**Provided data:**
** Start **

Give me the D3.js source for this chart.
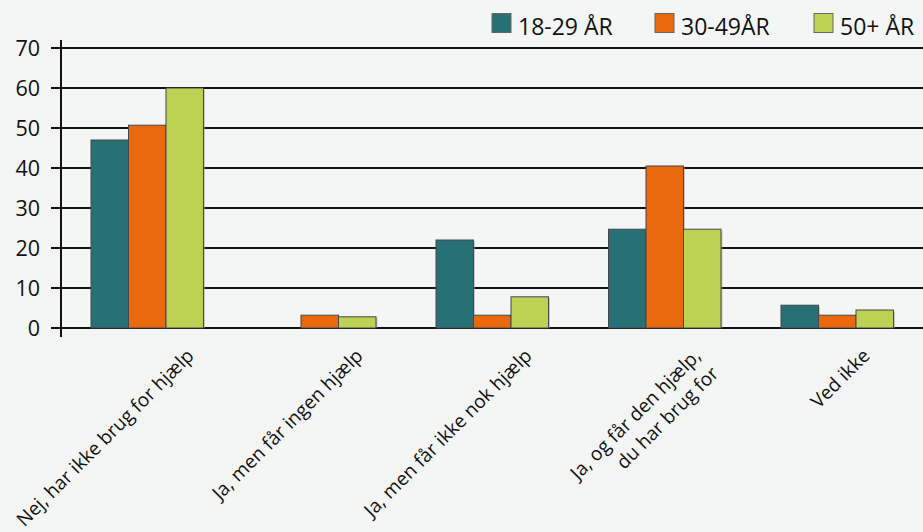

** End **
** Start **

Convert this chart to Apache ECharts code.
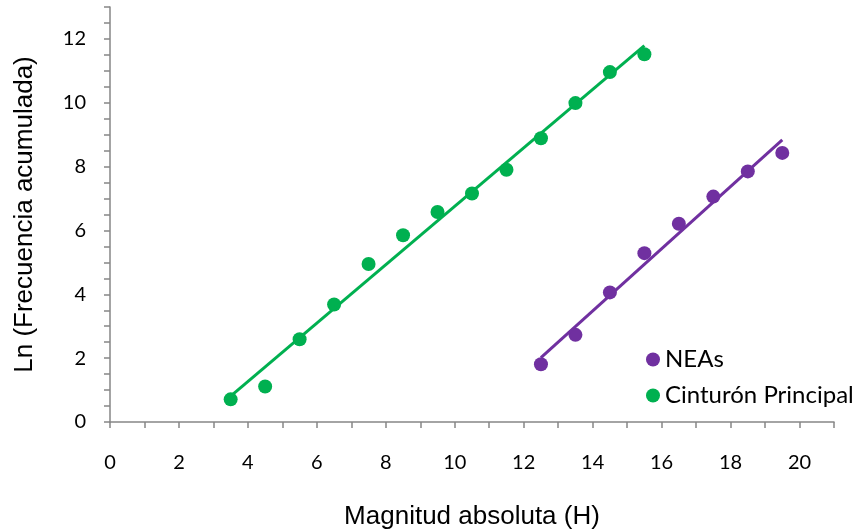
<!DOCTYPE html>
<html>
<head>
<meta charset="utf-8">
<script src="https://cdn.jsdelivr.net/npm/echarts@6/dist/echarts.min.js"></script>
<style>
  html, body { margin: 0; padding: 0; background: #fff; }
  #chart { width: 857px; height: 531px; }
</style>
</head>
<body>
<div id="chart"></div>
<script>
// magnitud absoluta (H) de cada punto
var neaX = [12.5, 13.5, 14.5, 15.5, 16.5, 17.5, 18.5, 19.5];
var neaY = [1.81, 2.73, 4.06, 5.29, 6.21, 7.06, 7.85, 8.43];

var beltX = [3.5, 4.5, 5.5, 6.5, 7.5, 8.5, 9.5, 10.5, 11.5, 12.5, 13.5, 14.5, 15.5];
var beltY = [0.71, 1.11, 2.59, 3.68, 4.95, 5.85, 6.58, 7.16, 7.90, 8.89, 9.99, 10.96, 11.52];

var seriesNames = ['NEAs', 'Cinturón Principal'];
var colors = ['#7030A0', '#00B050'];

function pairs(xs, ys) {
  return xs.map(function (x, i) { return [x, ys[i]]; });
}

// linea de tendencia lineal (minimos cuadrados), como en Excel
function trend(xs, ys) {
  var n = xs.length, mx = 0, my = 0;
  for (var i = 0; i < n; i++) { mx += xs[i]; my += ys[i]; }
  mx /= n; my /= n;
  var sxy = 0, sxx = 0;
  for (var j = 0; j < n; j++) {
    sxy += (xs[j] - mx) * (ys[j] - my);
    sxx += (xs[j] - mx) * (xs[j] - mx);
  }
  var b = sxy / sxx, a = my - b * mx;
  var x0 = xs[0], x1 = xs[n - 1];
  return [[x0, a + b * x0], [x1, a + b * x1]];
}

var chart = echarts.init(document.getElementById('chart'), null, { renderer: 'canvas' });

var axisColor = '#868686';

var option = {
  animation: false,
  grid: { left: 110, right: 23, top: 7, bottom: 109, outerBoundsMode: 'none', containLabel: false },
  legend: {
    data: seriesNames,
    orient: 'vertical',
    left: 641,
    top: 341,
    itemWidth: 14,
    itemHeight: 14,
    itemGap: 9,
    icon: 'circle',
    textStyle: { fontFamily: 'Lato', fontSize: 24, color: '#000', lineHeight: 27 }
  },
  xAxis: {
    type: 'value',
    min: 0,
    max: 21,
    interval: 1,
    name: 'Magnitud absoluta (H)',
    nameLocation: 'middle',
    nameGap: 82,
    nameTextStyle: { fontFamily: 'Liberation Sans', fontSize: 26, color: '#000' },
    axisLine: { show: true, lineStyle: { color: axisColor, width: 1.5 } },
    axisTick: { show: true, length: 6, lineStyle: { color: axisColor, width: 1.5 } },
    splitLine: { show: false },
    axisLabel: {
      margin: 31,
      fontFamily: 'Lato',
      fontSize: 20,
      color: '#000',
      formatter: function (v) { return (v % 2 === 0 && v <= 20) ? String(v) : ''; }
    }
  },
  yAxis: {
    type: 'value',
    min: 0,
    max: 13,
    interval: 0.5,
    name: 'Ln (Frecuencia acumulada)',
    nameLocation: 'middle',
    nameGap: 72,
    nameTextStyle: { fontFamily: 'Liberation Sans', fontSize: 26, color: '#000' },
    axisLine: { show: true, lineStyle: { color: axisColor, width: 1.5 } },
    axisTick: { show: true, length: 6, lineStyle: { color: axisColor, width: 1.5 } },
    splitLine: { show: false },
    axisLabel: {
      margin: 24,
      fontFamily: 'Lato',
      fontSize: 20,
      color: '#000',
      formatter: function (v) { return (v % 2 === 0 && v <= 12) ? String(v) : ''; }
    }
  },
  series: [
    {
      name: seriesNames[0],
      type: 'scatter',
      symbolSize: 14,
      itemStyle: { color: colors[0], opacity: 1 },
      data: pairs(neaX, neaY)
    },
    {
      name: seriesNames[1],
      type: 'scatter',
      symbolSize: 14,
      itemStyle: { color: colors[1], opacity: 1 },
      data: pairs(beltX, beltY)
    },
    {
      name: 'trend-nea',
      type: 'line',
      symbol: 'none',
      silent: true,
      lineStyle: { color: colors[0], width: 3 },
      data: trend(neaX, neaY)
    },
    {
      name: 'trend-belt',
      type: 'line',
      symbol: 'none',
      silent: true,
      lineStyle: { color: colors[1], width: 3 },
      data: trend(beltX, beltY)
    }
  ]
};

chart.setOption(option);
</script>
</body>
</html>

** End **

**Task directions:** State how many lines of the listing above include the word "this". Give nothing but the number.

**Written solution:** 2